Begin SOURCE DATA
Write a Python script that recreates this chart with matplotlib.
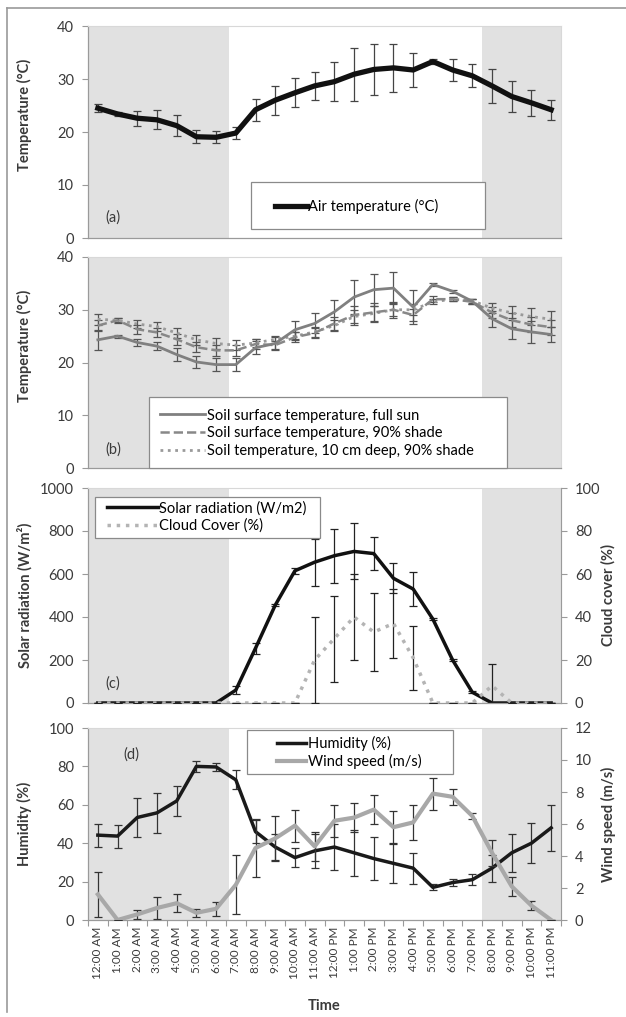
import numpy as np
import matplotlib
matplotlib.use('Agg')
from matplotlib import pyplot as plt
from matplotlib.lines import Line2D
from matplotlib.patches import Rectangle

plt.rcParams['font.family'] = ['Lato', 'DejaVu Sans']

hours = ['12:00 AM', '1:00 AM', '2:00 AM', '3:00 AM', '4:00 AM', '5:00 AM',
         '6:00 AM', '7:00 AM', '8:00 AM', '9:00 AM', '10:00 AM', '11:00 AM',
         '12:00 PM', '1:00 PM', '2:00 PM', '3:00 PM', '4:00 PM', '5:00 PM',
         '6:00 PM', '7:00 PM', '8:00 PM', '9:00 PM', '10:00 PM', '11:00 PM']

# (a) air temperature
air_temp = [24.5, 23.4, 22.6, 22.3, 21.2, 19.1, 19.0, 19.8, 24.2, 26.0, 27.4, 28.7,
            29.5, 30.9, 31.8, 32.1, 31.7, 33.3, 31.7, 30.6, 28.7, 26.7, 25.5, 24.2]
air_err = [0.7, 0.3, 1.4, 1.8, 2.0, 1.2, 1.1, 1.1, 2.1, 2.7, 2.7, 2.6,
           3.7, 5.0, 4.8, 4.5, 3.3, 0.5, 2.0, 2.2, 3.2, 3.0, 2.4, 1.9]

# (b) soil temperatures
sun_temp = [24.3, 25.0, 23.8, 23.1, 21.5, 20.1, 19.6, 19.6, 22.8, 23.6, 26.2, 27.4,
            29.6, 32.4, 33.8, 34.1, 30.5, 34.8, 33.5, 31.6, 28.3, 26.4, 25.8, 25.3]
sun_err = [1.9, 0.3, 0.7, 0.8, 1.3, 1.2, 1.2, 1.2, 1.2, 1.2, 1.7, 1.9,
           2.3, 3.2, 3.0, 3.0, 3.2, 0.3, 0.3, 0.5, 1.5, 2.0, 2.1, 1.5]
shade_temp = [27.0, 28.0, 26.3, 25.7, 24.4, 22.9, 22.3, 22.3, 23.5, 23.3, 24.8, 25.6,
              27.4, 29.0, 29.5, 30.0, 29.0, 32.0, 32.0, 31.5, 29.5, 28.0, 27.2, 26.7]
shade_err = [1.0, 0.5, 0.9, 0.9, 1.0, 1.0, 1.0, 1.0, 0.9, 0.8, 0.9, 1.0,
             1.3, 1.8, 1.8, 1.5, 1.2, 0.6, 0.4, 0.5, 1.0, 1.3, 1.5, 1.4]
deep_temp = [28.2, 28.0, 27.3, 26.8, 25.6, 24.3, 23.6, 23.3, 23.7, 24.4, 25.0, 25.8,
             27.0, 28.7, 29.3, 30.0, 30.0, 31.5, 32.0, 31.7, 30.3, 29.4, 28.7, 28.2]
deep_err = [1.0, 0.4, 0.8, 0.8, 1.0, 1.0, 1.0, 1.0, 0.7, 0.7, 0.8, 0.9,
            1.0, 1.3, 1.5, 1.2, 1.0, 0.5, 0.4, 0.4, 1.0, 1.4, 1.6, 1.5]

# (c) solar radiation and cloud cover
solar = [0, 0, 0, 0, 0, 0, 0, 60, 255, 455, 615, 655,
         685, 705, 695, 580, 530, 390, 200, 50, 0, 0, 0, 0]
solar_err = [0, 0, 0, 0, 0, 0, 0, 20, 25, 5, 15, 110,
             125, 130, 75, 70, 80, 5, 5, 5, 0, 0, 0, 0]
cloud = [0, 0, 0, 0, 0, 0, 0, 0, 0, 0, 0, 20,
         30, 40, 33, 37, 21, 0, 0, 0, 8, 0, 0, 0]
cloud_err = [0, 0, 0, 0, 0, 0, 0, 0, 0, 0, 0, 20,
             20, 20, 18, 16, 15, 0, 0, 0, 10, 0, 0, 0]

# (d) humidity and wind speed
humidity = [44.2, 43.7, 53.4, 55.8, 62.0, 80.0, 79.7, 73.0, 46.0, 38.0, 32.5, 36.0,
            38.0, 35.0, 32.0, 29.5, 27.0, 17.0, 19.5, 21.0, 27.0, 35.0, 40.0, 48.0]
humidity_err = [6.0, 6.0, 10.0, 10.5, 8.0, 3.0, 2.0, 5.0, 6.0, 7.0, 5.0, 9.0,
                12.0, 12.0, 11.0, 10.0, 8.0, 1.5, 2.0, 3.0, 7.0, 10.0, 10.5, 12.0]
wind = [1.6, 0.0, 0.35, 0.75, 1.05, 0.45, 0.7, 2.2, 4.5, 5.1, 5.9, 4.6,
        6.2, 6.4, 6.9, 5.8, 6.1, 7.9, 7.7, 6.5, 4.2, 2.1, 0.9, 0.0]
wind_err = [1.4, 0.0, 0.3, 0.7, 0.55, 0.25, 0.45, 1.85, 1.8, 1.4, 1.0, 0.9,
            1.0, 0.9, 0.9, 1.0, 1.1, 1.0, 0.5, 0.2, 0.8, 0.6, 0.3, 0.0]

x = np.arange(len(hours))
shade_col = '#e1e1e1'
axis_col = '#9a9a9a'
txt_col = '#3a3a3a'
fs = 10.5

fig = plt.figure(figsize=(6.26, 10.17), dpi=100)
W, H = 626.0, 1017.0
left, right = 88 / W, 561 / W
ylab_x = -0.118
rlab_x = 1.085


def make_ax(top_px, bot_px):
    ax = fig.add_axes([left, 1 - bot_px / H, right - left, (bot_px - top_px) / H])
    ax.axvspan(-0.5, 6.65, color=shade_col, zorder=0, lw=0)
    ax.axvspan(19.5, 23.5, color=shade_col, zorder=0, lw=0)
    ax.set_xlim(-0.5, 23.5)
    for s in ['top', 'right']:
        ax.spines[s].set_color('#d8d8d8')
        ax.spines[s].set_linewidth(0.8)
    for s in ['left', 'bottom']:
        ax.spines[s].set_color(axis_col)
        ax.spines[s].set_linewidth(0.9)
    ax.tick_params(axis='y', direction='out', length=4, width=0.8, color=axis_col,
                   labelsize=fs, labelcolor=txt_col, pad=6)
    ax.set_xticks([])
    return ax


def right_axis(ax):
    axr = ax.twinx()
    axr.set_xlim(-0.5, 23.5)
    axr.spines['right'].set_color(axis_col)
    for s in ['top', 'left', 'bottom']:
        axr.spines[s].set_visible(False)
    axr.tick_params(axis='y', direction='out', length=4, width=0.8, color=axis_col,
                    labelsize=fs, labelcolor=txt_col, pad=6)
    return axr


def legend_box(ax, x0, y0, x1, y1):
    ax.add_patch(Rectangle((x0, y0), x1 - x0, y1 - y0, transform=ax.transAxes,
                           facecolor='white', edgecolor='#8a8a8a', lw=0.9,
                           zorder=5, clip_on=False))


ebk = dict(elinewidth=0.9, capsize=3, capthick=0.9)

# ---- (a)
ax1 = make_ax(26, 238)
ax1.errorbar(x, air_temp, yerr=air_err, color='#111111', lw=3.8, ecolor='#444444', **ebk)
ax1.set_ylim(0, 40)
ax1.set_yticks([0, 10, 20, 30, 40])
ax1.set_ylabel('Temperature (°C)', fontsize=fs, fontweight='bold', color=txt_col)
ax1.yaxis.set_label_coords(ylab_x, 0.58)
ax1.text(0.036, 0.075, '(a)', transform=ax1.transAxes, fontsize=fs, color=txt_col)
legend_box(ax1, 0.345, 0.042, 0.839, 0.264)
lg = ax1.legend([Line2D([], [], color='#111111', lw=3.8)], ['Air temperature (°C)'],
                loc='center left', bbox_to_anchor=(0.395, 0.15), frameon=False,
                fontsize=fs, handlelength=2.2, handletextpad=0.1, borderpad=0,
                borderaxespad=0)
lg.set_zorder(6)

# ---- (b)
ax2 = make_ax(257, 468)
ax2.errorbar(x, deep_temp, yerr=deep_err, color='#9a9a9a', lw=2, ls=':', ecolor='#555555', **ebk)
ax2.errorbar(x, shade_temp, yerr=shade_err, color='#888888', lw=1.8, ls='--', ecolor='#555555', **ebk)
ax2.errorbar(x, sun_temp, yerr=sun_err, color='#808080', lw=2, ecolor='#555555', **ebk)
ax2.set_ylim(0, 40)
ax2.set_yticks([0, 10, 20, 30, 40])
ax2.set_ylabel('Temperature (°C)', fontsize=fs, fontweight='bold', color=txt_col)
ax2.yaxis.set_label_coords(ylab_x, 0.58)
ax2.text(0.036, 0.07, '(b)', transform=ax2.transAxes, fontsize=fs, color=txt_col)
legend_box(ax2, 0.129, 0.0, 0.886, 0.336)
lg = ax2.legend([Line2D([], [], color='#808080', lw=2),
                 Line2D([], [], color='#888888', lw=1.8, ls='--'),
                 Line2D([], [], color='#9a9a9a', lw=2, ls=':')],
                ['Soil surface temperature, full sun',
                 'Soil surface temperature, 90% shade',
                 'Soil temperature, 10 cm deep, 90% shade'],
                loc='center left', bbox_to_anchor=(0.152, 0.165), frameon=False,
                fontsize=fs, handlelength=3.1, handletextpad=0.15, borderpad=0,
                borderaxespad=0, labelspacing=0.25)
lg.set_zorder(6)

# ---- (c)
ax3 = make_ax(488, 703)
ax3.errorbar(x, solar, yerr=solar_err, color='#111111', lw=2.5, ecolor='#222222', **ebk)
ax3.set_ylim(0, 1000)
ax3.set_yticks(range(0, 1001, 200))
ax3.set_ylabel('Solar radiation (W/m²)', fontsize=fs, fontweight='bold', color=txt_col)
ax3.yaxis.set_label_coords(ylab_x, 0.5)
ax3.text(0.036, 0.07, '(c)', transform=ax3.transAxes, fontsize=fs, color=txt_col)
ax3r = right_axis(ax3)
ax3r.errorbar(x, cloud, yerr=cloud_err, color='#b4b4b4', lw=2.5, ls=':', ecolor='#222222', **ebk)
ax3r.set_ylim(0, 100)
ax3r.set_yticks(range(0, 101, 20))
ax3r.set_ylabel('Cloud cover (%)', fontsize=fs, fontweight='bold', color=txt_col)
ax3r.yaxis.set_label_coords(rlab_x, 0.5)
legend_box(ax3r, 0.015, 0.767, 0.49, 0.958)
lg = ax3r.legend([Line2D([], [], color='#111111', lw=2.5),
                  Line2D([], [], color='#b4b4b4', lw=2.5, ls=':')],
                 ['Solar radiation (W/m2)', 'Cloud Cover (%)'],
                 loc='center left', bbox_to_anchor=(0.04, 0.865), frameon=False,
                 fontsize=fs, handlelength=3.5, handletextpad=0.1, borderpad=0,
                 borderaxespad=0, labelspacing=0.2)
lg.set_zorder(6)

# ---- (d)
ax4 = make_ax(728, 920)
ax4.errorbar(x, humidity, yerr=humidity_err, color='#1a1a1a', lw=2.5, ecolor='#333333', **ebk)
ax4.set_ylim(0, 100)
ax4.set_yticks(range(0, 101, 20))
ax4.set_ylabel('Humidity (%)', fontsize=fs, fontweight='bold', color=txt_col)
ax4.yaxis.set_label_coords(ylab_x, 0.5)
ax4.text(0.075, 0.84, '(d)', transform=ax4.transAxes, fontsize=fs, color=txt_col)
ax4.set_xticks(x)
ax4.set_xticklabels(hours, rotation=90, fontsize=8.5, color=txt_col)
ax4.set_xticks(np.arange(-0.5, 24, 1), minor=True)
ax4.tick_params(axis='x', which='major', length=0, pad=5)
ax4.tick_params(axis='x', which='minor', length=4, width=0.8, color=axis_col)
ax4.set_xlabel('Time', fontsize=fs, fontweight='bold', color=txt_col, labelpad=14)
ax4r = right_axis(ax4)
ax4r.errorbar(x, wind, yerr=wind_err, color='#a8a8a8', lw=3, ecolor='#333333', **ebk)
ax4r.set_ylim(0, 12)
ax4r.set_yticks(range(0, 13, 2))
ax4r.set_ylabel('Wind speed (m/s)', fontsize=fs, fontweight='bold', color=txt_col)
ax4r.yaxis.set_label_coords(rlab_x, 0.5)
legend_box(ax4r, 0.336, 0.76, 0.772, 0.99)
lg = ax4r.legend([Line2D([], [], color='#1a1a1a', lw=2.5),
                  Line2D([], [], color='#a8a8a8', lw=3)],
                 ['Humidity (%)', 'Wind speed (m/s)'],
                 loc='center left', bbox_to_anchor=(0.40, 0.872), frameon=False,
                 fontsize=fs, handlelength=2.0, handletextpad=0.1, borderpad=0,
                 borderaxespad=0, labelspacing=0.2)
lg.set_zorder(6)

# outer frame (left and top edges)
fig.add_artist(Line2D([7 / W, 7 / W], [1 - 1012 / H, 1 - 8 / H], color='#9a9a9a', lw=1.2))
fig.add_artist(Line2D([7 / W, 1.0], [1 - 8 / H, 1 - 8 / H], color='#9a9a9a', lw=1.2))

fig.savefig('out.png', dpi=100)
End SOURCE DATA
■ **AIM OF THE EXERCISE**:
Go from the first line of the data above to the line containing "3.0, 2.4, 1.9]" and retype exactly those lines, both included, but none of the pictures.

■ **THE OUTPUT**:
Write a Python script that recreates this chart with matplotlib.
import numpy as np
import matplotlib
matplotlib.use('Agg')
from matplotlib import pyplot as plt
from matplotlib.lines import Line2D
from matplotlib.patches import Rectangle

plt.rcParams['font.family'] = ['Lato', 'DejaVu Sans']

hours = ['12:00 AM', '1:00 AM', '2:00 AM', '3:00 AM', '4:00 AM', '5:00 AM',
         '6:00 AM', '7:00 AM', '8:00 AM', '9:00 AM', '10:00 AM', '11:00 AM',
         '12:00 PM', '1:00 PM', '2:00 PM', '3:00 PM', '4:00 PM', '5:00 PM',
         '6:00 PM', '7:00 PM', '8:00 PM', '9:00 PM', '10:00 PM', '11:00 PM']

# (a) air temperature
air_temp = [24.5, 23.4, 22.6, 22.3, 21.2, 19.1, 19.0, 19.8, 24.2, 26.0, 27.4, 28.7,
            29.5, 30.9, 31.8, 32.1, 31.7, 33.3, 31.7, 30.6, 28.7, 26.7, 25.5, 24.2]
air_err = [0.7, 0.3, 1.4, 1.8, 2.0, 1.2, 1.1, 1.1, 2.1, 2.7, 2.7, 2.6,
           3.7, 5.0, 4.8, 4.5, 3.3, 0.5, 2.0, 2.2, 3.2, 3.0, 2.4, 1.9]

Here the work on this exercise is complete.